The pickup truck with a bed full of watermelons and cantaloupes was backed up to the curb at the Henry County Farmers Market last Saturday. Its bumper sticker read “Born to Farm.”

It was Kids Day at the Farmers Market and the children representing local farms indeed seemed born to farm.

The kids offered a great variety of homegrown produce and homemade goodies. Kimberlee Hawkins, an eighth-grader at HCMS, displayed perfect little jewel-like peaches alongside her own baked goods. The pecan pie alone would have had my southern belle mother drooling and digging through her purse for pie money.

Henry County High School junior and FFA member, 16-year old Jenni Kozora had picked and packaged the blueberries from Blueberry Hill family farm that she brought to sell. The farm lived up to its name. I’ve been popping those sweet blueberries in my mouth like candy.

Kozora and the other kids seemed proud of their contributions and genuinely happy to represent their farms at the Farmers Market. Megan Hayden, a 10-year old from New Castle said that she helped plant, weed and pick her family’s crops this year. “I had a busy summer,” she said.

Henry County Farmers Market Association President Barbara Gregory said she felt the event was a great success. Close to a dozen youngsters took part. Most, admittedly, got some help from a parent or two, but isn’t sharing the work a part of the family farming experience? Eight-year old Parker Stephens, a second-grader at Cornerstone Christian Academy probably didn’t bake the chocolate chip cookies on his table, but he did pick some of the cherry tomatoes. “It’s fun to get dirty,” he said.
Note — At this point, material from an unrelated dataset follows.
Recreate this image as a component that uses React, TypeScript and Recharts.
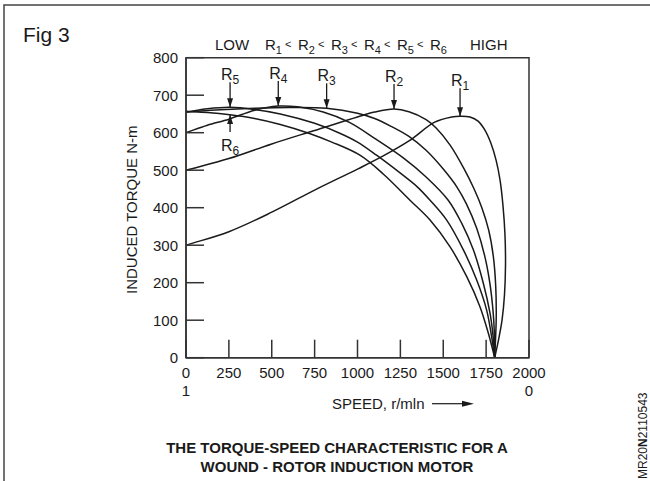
import { LineChart, Line, XAxis, YAxis, ReferenceArea, ReferenceDot } from 'recharts';

const FONT = '"Liberation Sans", Arial, Helvetica, sans-serif';
const INK = '#1a1a1a';

// axis ticks
const speedTicks = [0, 250, 500, 750, 1000, 1250, 1500, 1750, 2000];
const torqueTicks = [0, 100, 200, 300, 400, 500, 600, 700, 800];
// slip shown under the speed scale
const slipLabels: Record<number, string> = { 0: '1', 2000: '0' };

// torque (N-m) vs speed (r/min)
const r1 = [
  [0, 300], [250, 336], [500, 388], [750, 447], [1000, 503], [1150, 538], [1300, 578],
  [1450, 628], [1550, 642], [1598, 644], [1656, 642], [1703, 631], [1743, 607],
  [1778, 572], [1808, 527], [1831, 474], [1848, 407], [1860, 327], [1863, 247],
  [1857, 167], [1843, 101], [1822, 47], [1800, 0],
];
const r2 = [
  [0, 500], [250, 531], [500, 570], [750, 606], [1000, 642], [1100, 655], [1213, 663],
  [1300, 656], [1400, 635], [1460, 612], [1540, 567], [1620, 505], [1680, 450],
  [1725, 400], [1765, 340], [1792, 270], [1806, 190], [1809, 110], [1805, 50], [1800, 0],
];
const r3 = [
  [0, 655], [200, 661], [400, 665], [600, 667], [820, 665], [1000, 652], [1100, 638],
  [1200, 616], [1300, 590], [1400, 553], [1500, 503], [1580, 455], [1635, 410],
  [1695, 345], [1743, 269], [1773, 195], [1792, 115], [1799, 50], [1800, 0],
];
const r4 = [
  [0, 600], [125, 620], [250, 636], [400, 660], [538, 671], [650, 669], [800, 655],
  [950, 628], [1100, 585], [1267, 533], [1400, 482], [1529, 420], [1608, 358],
  [1676, 287], [1734, 198], [1773, 118], [1790, 60], [1800, 0],
];
const r5 = [
  [0, 655], [125, 664], [257, 668], [400, 662], [550, 650], [750, 625], [900, 598],
  [1000, 575], [1111, 540], [1250, 492], [1350, 455], [1423, 420], [1520, 367],
  [1618, 287], [1695, 207], [1753, 127], [1782, 56], [1800, 0],
];
const r6 = [
  [0, 657], [125, 654], [257, 648], [400, 638], [550, 622], [720, 598], [850, 575],
  [1014, 540], [1150, 490], [1306, 420], [1423, 367], [1539, 296], [1637, 216],
  [1714, 136], [1763, 65], [1800, 0],
];

const toPoints = (pairs: number[][]) => pairs.map(([speed, torque]) => ({ speed, torque }));

const series = [
  { name: 'R1', data: toPoints(r1) },
  { name: 'R2', data: toPoints(r2) },
  { name: 'R3', data: toPoints(r3) },
  { name: 'R4', data: toPoints(r4) },
  { name: 'R5', data: toPoints(r5) },
  { name: 'R6', data: toPoints(r6) },
];

// arrow callouts: tip sits on the curve
const notes = [
  { sub: '5', speed: 257, torque: 668, dir: 'down', len: 25 },
  { sub: '4', speed: 538, torque: 671, dir: 'down', len: 25 },
  { sub: '3', speed: 820, torque: 665, dir: 'down', len: 25 },
  { sub: '2', speed: 1213, torque: 663, dir: 'down', len: 25 },
  { sub: '1', speed: 1598, torque: 644, dir: 'down', len: 28 },
  { sub: '6', speed: 257, torque: 647, dir: 'up', len: 17 },
];

// centripetal catmull-rom, so the curves can fold back past 1800 without wobbling
function smoothCurve(context: any) {
  let pts: number[][] = [];
  return {
    areaStart() {},
    areaEnd() {},
    lineStart() { pts = []; },
    point(x: number, y: number) { pts.push([+x, +y]); },
    lineEnd() {
      if (!pts.length) return;
      context.moveTo(pts[0][0], pts[0][1]);
      for (let i = 0; i < pts.length - 1; i++) {
        const p0 = pts[i - 1] || pts[i];
        const p1 = pts[i];
        const p2 = pts[i + 1];
        const p3 = pts[i + 2] || pts[i + 1];
        const d1 = Math.hypot(p1[0] - p0[0], p1[1] - p0[1]);
        const d2 = Math.hypot(p2[0] - p1[0], p2[1] - p1[1]);
        const d3 = Math.hypot(p3[0] - p2[0], p3[1] - p2[1]);
        const a1 = Math.sqrt(d1), a2 = Math.sqrt(d2), a3 = Math.sqrt(d3);
        let c1 = p1, c2 = p2;
        if (a1 > 1e-6) {
          const a = 2 * d1 + 3 * a1 * a2 + d2;
          const n = 3 * a1 * (a1 + a2);
          c1 = [0, 1].map((k) => (p1[k] * a - p0[k] * d2 + p2[k] * d1) / n);
        } else {
          c1 = [0, 1].map((k) => p1[k] + (p2[k] - p1[k]) / 3);
        }
        if (a3 > 1e-6) {
          const b = 2 * d3 + 3 * a3 * a2 + d2;
          const m = 3 * a3 * (a3 + a2);
          c2 = [0, 1].map((k) => (p2[k] * b + p1[k] * d3 - p3[k] * d2) / m);
        } else {
          c2 = [0, 1].map((k) => p2[k] - (p2[k] - p1[k]) / 3);
        }
        context.bezierCurveTo(c1[0], c1[1], c2[0], c2[1], p2[0], p2[1]);
      }
    },
  };
}

function Arrow({ cx, cy, note }: any) {
  if (cx == null || cy == null) return null;
  const down = note.dir === 'down';
  const end = down ? cy - note.len : cy + note.len;
  const head = down
    ? `${cx - 3},${cy - 9} ${cx + 3},${cy - 9} ${cx},${cy}`
    : `${cx - 3},${cy + 9} ${cx + 3},${cy + 9} ${cx},${cy}`;
  const ty = down ? end - 2 : end + 19;
  return (
    <g>
      <line x1={cx} y1={end} x2={cx} y2={cy} stroke={INK} strokeWidth={1.3} />
      <polygon points={head} fill={INK} />
      <text x={cx} y={ty} textAnchor="middle" fontFamily={FONT} fontSize={16} fill={INK}>
        R<tspan fontSize={12} dy={4}>{note.sub}</tspan>
      </text>
    </g>
  );
}

function SpeedTick({ x, y, payload }: any) {
  const slip = slipLabels[payload.value];
  return (
    <g fontFamily={FONT} fontSize={15} fill={INK}>
      <text x={x} y={y + 20} textAnchor="middle">{payload.value}</text>
      {slip !== undefined && <text x={x} y={y + 38} textAnchor="middle">{slip}</text>}
    </g>
  );
}

function SpeedLabel({ viewBox }: any) {
  const vb = viewBox || { x: 186, y: 357.7 };
  const x = vb.x + 146;
  const y = vb.y + 51;
  return (
    <g>
      <text x={x} y={y} fontFamily={FONT} fontSize={15} fill={INK}>SPEED, r/mln</text>
      <line x1={x + 100} y1={y - 5} x2={x + 132} y2={y - 5} stroke={INK} strokeWidth={1.2} />
      <polygon points={`${x + 130},${y - 8} ${x + 142},${y - 5} ${x + 130},${y - 2}`} fill={INK} />
    </g>
  );
}

function TorqueLabel({ viewBox }: any) {
  const vb = viewBox || { x: 116, y: 57.7, height: 300 };
  const x = vb.x + 21;
  const y = vb.y + vb.height / 2 + 2;
  return (
    <text x={x} y={y} transform={`rotate(-90 ${x} ${y})`} textAnchor="middle"
      fontFamily={FONT} fontSize={15} fill={INK}>INDUCED TORQUE N-m</text>
  );
}

function Header() {
  const units = ['1', '2', '3', '4', '5', '6'];
  return (
    <svg width={650} height={481} style={{ position: 'absolute', left: 0, top: 0, pointerEvents: 'none' }}>
      <polyline points="4,481 4,5 650,5" fill="none" stroke="#444" strokeWidth={1.5} />
      <text x={23} y={42} fontFamily={FONT} fontSize={21} fill={INK}>Fig 3</text>
      <g fontFamily={FONT} fontSize={15} fill={INK}>
        <text x={215} y={50}>LOW</text>
        {units.map((u, i) => (
          <text key={u} x={265 + i * 33} y={50}>
            R<tspan fontSize={11} dy={4}>{u}</tspan>
            {i < 5 && <tspan fontSize={11} dy={-6} dx={3}>{'<'}</tspan>}
          </text>
        ))}
        <text x={470} y={50}>HIGH</text>
      </g>
      <g fontFamily={FONT} fontSize={15} fontWeight="bold" fill={INK} textAnchor="middle">
        <text x={337} y={453}>THE TORQUE-SPEED CHARACTERISTIC FOR A</text>
        <text x={337} y={472}>WOUND - ROTOR INDUCTION MOTOR</text>
      </g>
      <text x={647} y={479} transform="rotate(-90 647 479)" fontFamily={FONT} fontSize={12} fill={INK}>
        MR20<tspan fontWeight="bold">N</tspan>2110543
      </text>
    </svg>
  );
}

export default function App() {
  return (
    <div style={{ position: 'absolute', left: 0, top: 0, width: 650, height: 481, background: '#fff' }}>
      <LineChart width={650} height={481} margin={{ top: 57.7, right: 121, bottom: 63.3, left: 116 }}>
        <XAxis
          dataKey="speed"
          type="number"
          domain={[0, 2000]}
          ticks={speedTicks}
          interval={0}
          height={60}
          tickSize={-18}
          tickMargin={18}
          tick={<SpeedTick />}
          stroke="#333"
          strokeWidth={1.5}
          allowDuplicatedCategory={false}
          label={{ content: <SpeedLabel /> }}
        />
        <YAxis
          type="number"
          domain={[0, 800]}
          ticks={torqueTicks}
          interval={0}
          width={70}
          tickSize={-18}
          tickMargin={26}
          tick={{ fontSize: 15, fill: INK, fontFamily: FONT }}
          stroke="#333"
          strokeWidth={1.5}
          label={{ content: <TorqueLabel /> }}
        />
        <ReferenceArea x1={0} x2={2000} y1={0} y2={800} fill="none" stroke="#333" strokeWidth={1.5} />
        {series.map((s) => (
          <Line
            key={s.name}
            name={s.name}
            data={s.data}
            dataKey="torque"
            type={smoothCurve as any}
            stroke={INK}
            strokeWidth={1.5}
            dot={false}
            activeDot={false}
            isAnimationActive={false}
          />
        ))}
        {notes.map((n) => (
          <ReferenceDot
            key={n.sub}
            x={n.speed}
            y={n.torque}
            r={0}
            shape={(p: any) => <Arrow {...p} note={n} />}
          />
        ))}
      </LineChart>
      <Header />
    </div>
  );
}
New Castle Mayor Judy Diederich is a frequent patron of the farmers market. She praised both kids and parents for their participation in Kids Day. “I think we should do more of these,” she said.

Diederich noted that the city’s Main Street program had provided decorations for the event.

She also said that she loves coming every week. “I just amble down here from home,” Diederich said. “You get to know everybody on a first name basis and it keeps Henry County spending in Henry County.”

Maybe participation in the FFA and projects like the Farmers Market will encourage these Henry County kids to see their future here as well.

Gregory’s granddaughters, Julia Gregory, a seventh-grader at HCMS and Sabrina Oliver, a Carrollton sixth-grader had booths offering sweet tea and sugar cookies. Julia’s t-shirt said “The Future of Farm Markets” while Sabrina’s John Deere shirt sported the words “Farm Girl.”

After graduating high school, Kozora intends to study criminal justice at the University of Louisville. She said her plans also might include helping out on the farm after college, and with two younger brothers only two and four years old at present, her help would be welcomed. Kozora also said she really likes to drive the tractor, and where else can you drive a tractor but down on the farm?

Only time will tell if these young people are farming’s future, but last weekend they were great ambassadors for farming’s present.